Best Books for Writers

From the newly published to the invaluable classic, our list of essential books for creative writers.

by Christian Wiman

Published in 2007 by Copper Canyon Press

Ambition and Survival is a collection of personal essays and critical prose by Christian Wiman, the editor of Poetry magazine. Wiman recounts his path to becoming a poet, his struggle with a rare form of incurable cancer, and how mortality reignited his religious passions.

by Daniel Alarcon, editor

Published in 2010 by St. Martin’s Griffin

Drawing back the curtain on the process of writing novels, The Secret Miracle brings together well-known practitioners of the craft to discuss how they write. Paul Auster, Mario Vargas Llosa, Susan Minot, Rick Moody, Haruki Murakami, George Pelecanos, Gary Shteyngart, and others take readers step by step through the alchemy of writing fiction, answering everything from nuts-and-bolts queries—“Do you outline?”—to questions posed by writers and readers alike: “What makes a character compelling?”

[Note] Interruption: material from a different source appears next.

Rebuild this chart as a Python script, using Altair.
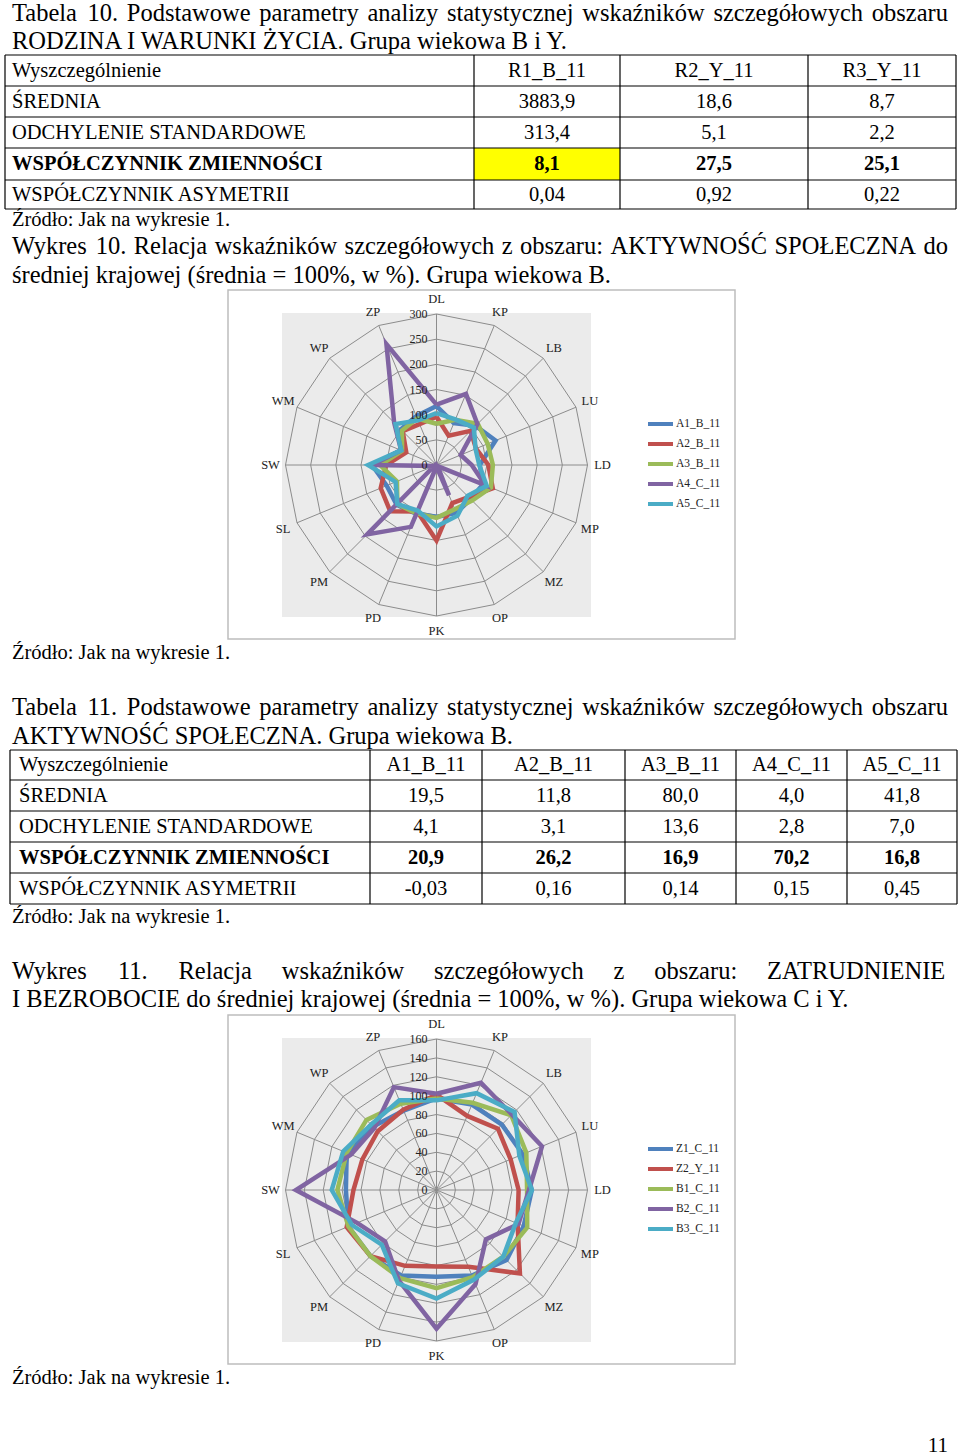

by Janet Burroway, Elizabeth Stuckey-French, and Ned Stuckey-French

Published in 2010 by Longman

Novelists Janet Burroway and Elizabeth Stuckey-French and essayist Ned Stuckey-French provide a guide for the novice story writer from first inspiration to final revision by providing practical writing techniques and concrete examples. The text also includes exercises to spur writing and creativity.


by Charles Baxter

Published in 2007 by Graywolf Press

Fiction writer and essayist Charles Baxter’s The Art of Subtext: Beyond Plot discusses and illustrates the hidden subtextual overtones and undertones in fictional works haunted by the unspoken, the suppressed, and the secreted. Using an array of examples from Melville and Dostoyevsky to contemporary writers Paula Fox, Edward P. Jones, and Lorrie Moore, Baxter explains how fiction writers create those visible and invisible details.

by Christian McEwen

Published in 2011 by Bauhan Publishing

In World Enough and Time, Christian McEwen places emphasis on living simply and in the present moment. Drawing wisdom from writers ranging from Montaigne to Emerson, and from a long list of artists and scholars, McEwen praises the effects of slowing down on creativity and productivity.



by Stephen Dobyns

Published in 2011 by Palgrave Macmillan

Author of Best Words, Best Order, Stephen Dobyns offers a helpful framework for creating poetry and navigates contemporary concerns and practices. Dobyns explores the complex relationship between writers and their work, and in the process, demystifies a subtle art form.

by Henry James

Published in 2011 by University of Chicago Press

This collection of prefaces, originally written for the 1909 multi-volume New York Edition of Henry James’s fiction, first appeared in book form in 1934 with an introduction by poet and critic R. P. Blackmur. In his prefaces, James tackles the great problems of fiction writing—character, plot, point of view, inspiration—and explains how he came to write novels such asThe Portrait of a Lady and The American.

by Frank O'Connor

Published in 2011 by Melville House Publishing

In The Lonely Voice Irish writer Frank O’Connor discusses the techniques and challenges of the short story form and considers his favorite writers (among them Chekhov, Hemingway, Kipling, and Joyce) and their greatest works.

by Mark Doty

Published in 2010 by Graywolf Press

In this book-length essay, poet Mark Doty writes about the art of articulating sensory experience. Looking at poems by Blake, Whitman, Bishop, and others, Doty considers the task of saying what you see, and the challenges of rendering experience through language.

by Kim Addonizio and Dorianne Laux

Published in 1997 by W.W. Norton & Company

Poets Kim Addonizio and Dorianne Laux give guidance to aspiring beginners and those who are already published in brief essays on the elements of poetry and technique. Suggested subjects for writing are followed by writing exercises.